Emotions And High Volatility = Problem
The main problem with somebody who begins to trade in any asset-class is that there is no experience beforehand. No one is born the perfect trader; every successful one made a lot of mistakes and most of these mistakes are probably based on irrational actions caused by emotions.
This is a problem. Especially when you trade cryptocurrency markets like Bitcoin. Cryptocurrencies are, in perspective, a very new technology. Not only in general but in a technical way, it is different to anything available now, yet we still are seeing low adaptation and practical usage of the blockchain-technology. This paired with the fact that the market runs 24/7 means the emotional reactions of market participants are stronger than anywhere else.
The Herd Problem
What consequences does this have? One consequence is that beginners with no trading experience are afraid to make their own decisions.

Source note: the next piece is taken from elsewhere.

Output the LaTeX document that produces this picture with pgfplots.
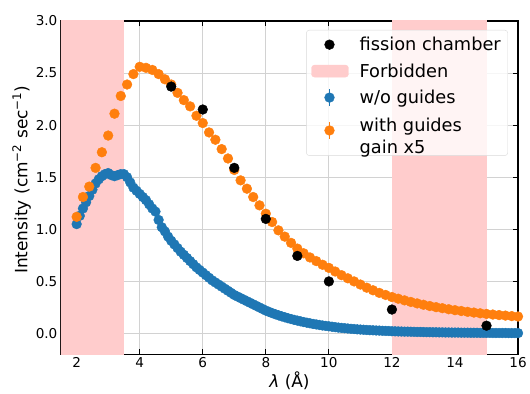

Or as I say ‘the herd problem’: meaning participants often think they made the decision but they actually just fell for a psychological trap. Humans tend to do what others are doing when they don’t have enough knowledge about a certain topic. This means a lot of beginners are looking for guidance (e.g. bigger crypto social media accounts, people they know in real life, etc.) Here comes the second problem – it is pretty hard to find people who can ‘guide’ you in this space as the average knowledge about trading cryptocurrencies is still very low.
And decisions based on this guidance are bad in the first place; even if it works out in some cases. Try to control your emotions as best you can while trading. Do not follow the masses, make your own trading decisions based on own analysis and stick to it.
Act Smart – Be Aware of Market Psychology
To be aware of market psychology you need to begin analyzing not only the actions and emotions of others but of yourself. It is important that you do not fall for ‘confirmation bias’, meaning the system of listening to other people who have a similar opinion to you and becoming an ‘echo chamber’ of that person’s opinion. To be aware of both, your actions and actions of the market with background of market psychology you have to listen in every direction.
What helped me a lot is a little ‘trading diary’. This concept is pretty simple; whenever you decide to make a trade you should write down the date, specific position (entry, stop loss, target, risk/reward-ratio), the decision you made and most important – what you felt when you made this decision.
You may think that this is overkill but believe me – after some months, when you go through some of your entries you will learn a lot about yourself and why you did what you did. And these learnings will push you forward if you take it seriously.